Astronomy Ireland’s David Moore told The Journal that they were “flooded with reports” of sightings of the fireball last night.

THERE HAVE BEEN almost 800 reports of a “meteor” crossing the sky over Ireland and the UK. 

People took to social media last night to report spotting the fireball from a number of different locations throughout Ireland and Northern Ireland, Scotland, England and Wales.

The UK Meteor Network said it began receiving reports of a fireball being spotted at about 9pm, and tweeted that it had received more than 200 reports last night. 

793 reports have been made to the International Meteor Organization from people who saw the object. The sightings began at around 9pm and lasted until around 10pm.

Speaking to The Journal, Astronomy Ireland’s David Moore said the organisation was “flooded with reports” about the fireball. 

“It’s one of the biggest fireballs I can remember in a year or two at least,” he said.

“It’s very unusual, because if you look at the weather forecast maps, it was mostly cloudy over most of Ireland and Britain, and we’ve seen reports coming in from London, all the way across to Killarney, all the way up to County Donegal and loads in Scotland, and even the north coast of Scotland.

“So that’s redefining these islands completely. Anyone that had a clear sky on the whole of both islands would have seen it, and it’s almost exactly at 10pm. It was about 30 seconds before 10pm.”

Moore said that rather than a meteor, it was more likely to be a piece of a man-made space debris – a piece of space equipment like a satellite that no longer works and is discarded.

“It was definitely an object from space burning up in the Earth’s atmosphere, and given how long it was visible for – I’ve seen some reports going up to 40 seconds, but most seem to be around that 15-second mark – that means it either just happened to come in almost parallel to the ground, which is quite rare, or it was a piece of man-made space debris,” he said.

“That is going around the earth in a sort of circular orbit and will slowly lower itself on to the atmosphere and then will burn up over a very long trajectory. So we’re not certain yet, but the most likely explanation is a piece of a man-made spacecraft burning up.”

Fragments coming off of the fireball, which were visible in some of the videos shared on social media, would make it more likely to be space debris disintegrating as it re-enters the atmosphere, Moore explained. 

“It certainly fits with that explanation. So it probably was man-made space debris burning up. Still just as spectacular as a natural piece of rock out in space. It’s just they can last a lot longer.”

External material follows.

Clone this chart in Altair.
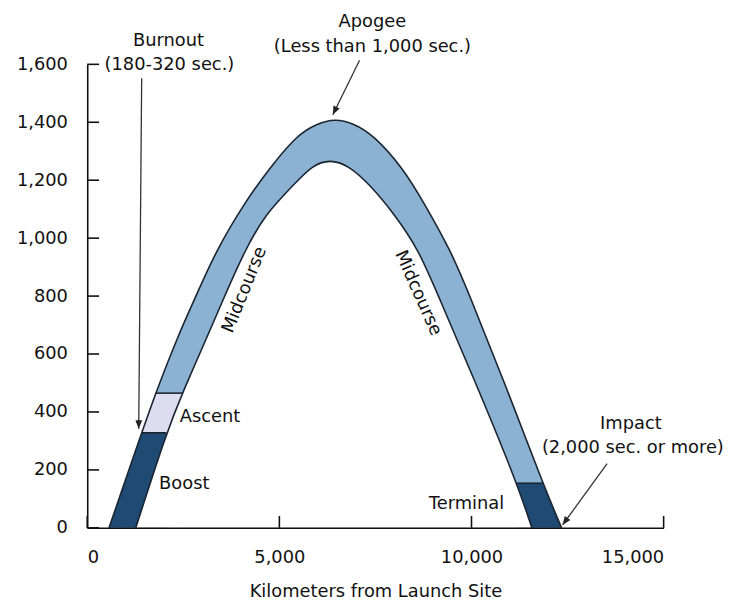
import altair as alt
import pandas as pd

# ---- trajectory band edges (km from launch site, altitude km) ----
outer_km  = [567, 1417, 1778, 2397, 2809, 3350, 4123, 4742, 5464, 5979, 6443, 6906, 7448, 8221, 8736, 9458, 9896, 10926, 11854, 12344]
outer_alt = [0,   328,  465,  674,  793,  957,  1128, 1241, 1357, 1395, 1412, 1398, 1357, 1241, 1128, 957,  821,  479,   154,   0]
inner_km  = [1263, 2062, 2474, 3170, 3530, 4097, 4639, 5386, 5850, 6314, 6803, 7345, 7989, 8633, 9071, 10179, 11184, 11571]
inner_alt = [0,    328,  465,  674,  786,  957,  1084, 1186, 1251, 1272, 1251, 1186, 1084, 957,  821,  479,   154,   0]

boost_top = 328
ascent_top = 465
terminal_top = 154

x_ticks = [0, 5000, 10000, 15000]
y_ticks = [0, 200, 400, 600, 800, 1000, 1200, 1400, 1600]

label_text = ["Burnout", "(180-320 sec.)", "Apogee", "(Less than 1,000 sec.)",
              "Impact", "(2,000 sec. or more)", "Ascent", "Boost", "Terminal"]
label_km = [2113, 2139, 7422, 7422, 14148, 14199, 3195, 2525, 9870]
label_alt = [1680, 1597, 1747, 1658, 359, 277, 383, 150, 82]

mid_text = ["Midcourse", "Midcourse"]
mid_km = [4097, 8607]
mid_alt = [821, 810]
mid_angle = [292, 66]

arrow_km0 = [1417, 7087, 13529]
arrow_alt0 = [1552, 1614, 222]
arrow_km1 = [1340, 6391, 12370]
arrow_alt1 = [342, 1426, 10]
arrow_angle = [0.5, 26, 36]

# ---- styles ----
C_MID = "#8cb2d3"
C_BOOST = "#1f4a73"
C_ASCENT = "#dedcf0"
C_EDGE = "#1b2530"
C_TEXT = "#111111"
FONT = "DejaVu Sans"
FS = 18
W, H = 582, 468

apex_km = outer_km[outer_alt.index(max(outer_alt))]


def crossing(kms, alts, level, left=True):
    for k, a in zip(kms, alts):
        if a == level and ((k < apex_km) == left):
            return k
    return None


def left_part(level):
    return [(k, a) for k, a in zip(outer_km, outer_alt) if k < apex_km and a <= level]


def right_part(level):
    return [(k, a) for k, a in zip(outer_km, outer_alt) if k > apex_km and a <= level]


outer_df = pd.DataFrame({"km": outer_km, "alt": outer_alt})
inner_df = pd.DataFrame({"km": inner_km, "alt": inner_alt})
ascent_df = pd.DataFrame(left_part(ascent_top) + [(crossing(inner_km, inner_alt, ascent_top), ascent_top)],
                         columns=["km", "alt"])
boost_df = pd.DataFrame(left_part(boost_top) + [(crossing(inner_km, inner_alt, boost_top), boost_top)],
                        columns=["km", "alt"])
term_df = pd.DataFrame([(crossing(inner_km, inner_alt, terminal_top, left=False), terminal_top)] + right_part(terminal_top),
                       columns=["km", "alt"])
bound_df = pd.DataFrame({
    "km": [crossing(outer_km, outer_alt, boost_top), crossing(outer_km, outer_alt, ascent_top),
           crossing(inner_km, inner_alt, terminal_top, left=False)],
    "km2": [crossing(inner_km, inner_alt, boost_top), crossing(inner_km, inner_alt, ascent_top),
            crossing(outer_km, outer_alt, terminal_top, left=False)],
    "alt": [boost_top, ascent_top, terminal_top],
})
label_df = pd.DataFrame({"km": label_km, "alt": label_alt, "label": label_text})
arrow_df = pd.DataFrame({"km": arrow_km0, "alt": arrow_alt0, "km2": arrow_km1, "alt2": arrow_alt1})
head_df = pd.DataFrame({"km": arrow_km1, "alt": arrow_alt1, "ang": arrow_angle})
yt_df = pd.DataFrame({"alt": y_ticks})
xt_df = pd.DataFrame({"km": x_ticks})

x_axis = alt.Axis(values=x_ticks, format=",d", grid=False, ticks=False, tickSize=0, labelPadding=21,
                  titlePadding=16, domainColor="#111111", domainWidth=1.6, zindex=1)
y_axis = alt.Axis(values=y_ticks, format=",d", grid=False, ticks=False, tickSize=0, labelPadding=20,
                  domainColor="#111111", domainWidth=1.6, zindex=1)
xs = alt.Scale(domain=[0, 15000], nice=False)
ys = alt.Scale(domain=[0, 1600], nice=False)
XT = "Kilometers from Launch Site"


def X(f="km"):
    return alt.X(f"{f}:Q", scale=xs, axis=x_axis, title=XT)


def Y(f="alt"):
    return alt.Y(f"{f}:Q", scale=ys, axis=y_axis, title=None, stack=None)


interp = "basis"

mid = alt.Chart(outer_df).mark_area(color=C_MID, interpolate=interp).encode(x=X(), y=Y())
ascent = alt.Chart(ascent_df).mark_area(color=C_ASCENT, interpolate="linear").encode(x=X(), y=Y())
boost = alt.Chart(boost_df).mark_area(color=C_BOOST, interpolate="linear").encode(x=X(), y=Y())
term = alt.Chart(term_df).mark_area(color=C_BOOST, interpolate="linear").encode(x=X(), y=Y())
hole = alt.Chart(inner_df).mark_area(color="white", interpolate=interp).encode(x=X(), y=Y())
outer_line = alt.Chart(outer_df).mark_line(color=C_EDGE, strokeWidth=1.6, interpolate=interp).encode(x=X(), y=Y())
inner_line = alt.Chart(inner_df).mark_line(color=C_EDGE, strokeWidth=1.6, interpolate=interp).encode(x=X(), y=Y())
bounds = alt.Chart(bound_df).mark_rule(color=C_EDGE, strokeWidth=1.6).encode(x=X(), x2="km2:Q", y=Y())
arrows = alt.Chart(arrow_df).mark_rule(color="#333333", strokeWidth=1.3).encode(
    x=X(), x2="km2:Q", y=Y(), y2="alt2:Q")
heads = alt.Chart(head_df).mark_point(
    shape="M0,0 L-0.4,-1 L0.4,-1 Z", filled=True, color="#222222", size=300, opacity=1
).encode(x=X(), y=Y(), angle=alt.Angle("ang:Q", scale=None))
labels = alt.Chart(label_df).mark_text(font=FONT, fontSize=FS, color=C_TEXT, align="center",
                                       baseline="middle").encode(x=X(), y=Y(), text="label:N")
mid_layers = [
    alt.Chart(pd.DataFrame({"km": [k], "alt": [a], "label": [t]})).mark_text(
        font=FONT, fontSize=FS, color=C_TEXT, align="center", baseline="middle", angle=ang
    ).encode(x=X(), y=Y(), text="label:N")
    for k, a, t, ang in zip(mid_km, mid_alt, mid_text, mid_angle)
]
ytick = alt.Chart(yt_df).mark_rule(color="#111111", strokeWidth=1.6).encode(
    y=Y(), x=alt.value(0), x2=alt.value(12))
xtick = alt.Chart(xt_df).mark_rule(color="#111111", strokeWidth=1.6).encode(
    x=X(), y=alt.value(H), y2=alt.value(H - 12))

chart = alt.layer(
    mid, ascent, boost, term, hole, outer_line, inner_line, bounds, arrows, heads, labels,
    *mid_layers, ytick, xtick
).properties(
    width=W, height=H,
    autosize=alt.AutoSizeParams(type="none"),
    padding={"left": 80, "top": 54, "right": 66, "bottom": 72},
    background="white",
).configure_view(stroke=None).configure_axis(
    labelFont=FONT, labelFontSize=FS, labelColor=C_TEXT,
    titleFont=FONT, titleFontSize=FS, titleFontWeight="normal", titleColor=C_TEXT,
)

chart.save("out.html", embed_options={"renderer": "svg", "actions": False})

Space debris falling back to Earth is not unusual, and is likely to become more frequent with the growth of the space industry.

Last month, the Australian Space Agency confirmed that a large chunk of debris that fell on a farm in New South Wales was from a craft built by Elon Musk’s SpaceX company.

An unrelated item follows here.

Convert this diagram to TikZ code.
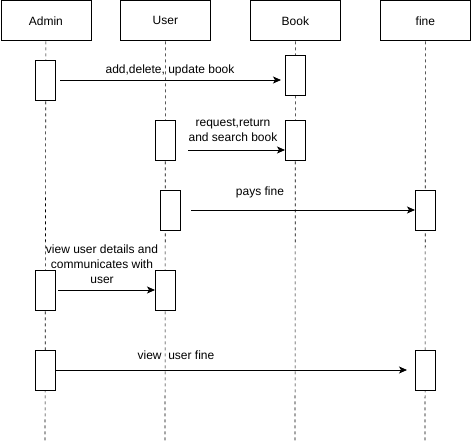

Reports of people being struck by space debris are very rate. In 1997, a woman called Lottie Williams was struck by a piece from a Delta II rocket in Tulsa

However, a study published in July calculated that there is a roughly 10% chance that debris will strike one or more people within the next decade.

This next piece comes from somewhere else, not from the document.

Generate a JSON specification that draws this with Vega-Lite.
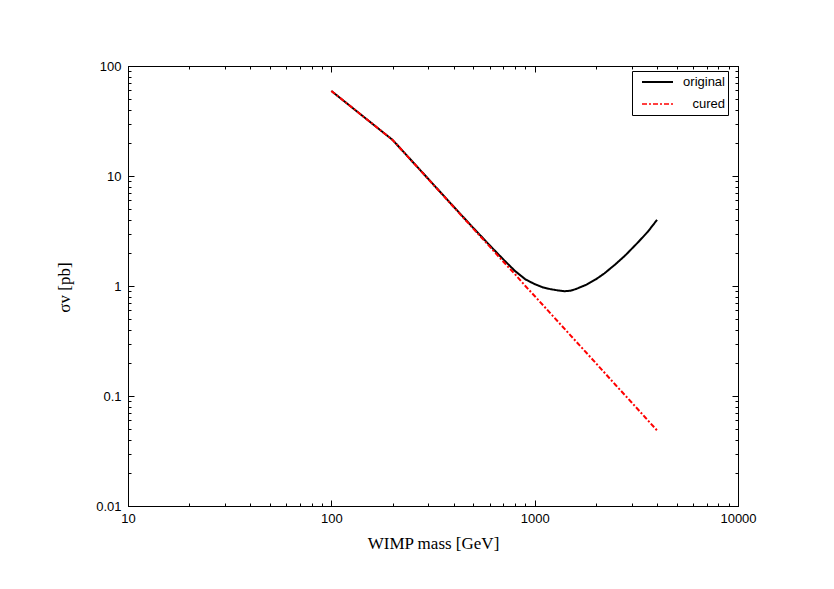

Moore said that given the trajectory of the fireball seemed to be off the north coast of Ireland towards the west coast of Scotland, it is likely that it ended up in the sea.

“Looking at the reports, I would tend to think it probably made it off the land and into the sea. The thing is, we can see these things for up to 1,000 miles away, and of course, Ireland, especially north west and south, has got ocean in that direction and a reasonable sea to the east,” he said.

“Most of the fireballs that we get reports off, they end up falling in the sea but a few do end up falling on land. It’s very rarely they get found. The last one to actually be found on Irish soil was 1999.”

Moore said the next meteor shower expected to appear in Irish skies will happen on 21 October. The Orionid meteor shower is caused by pieces that fell off Halley’s Comet.

“That we can predict, but we probably won’t have one as big as this during that meteor shower. They tend to be a lot more with smaller objects.”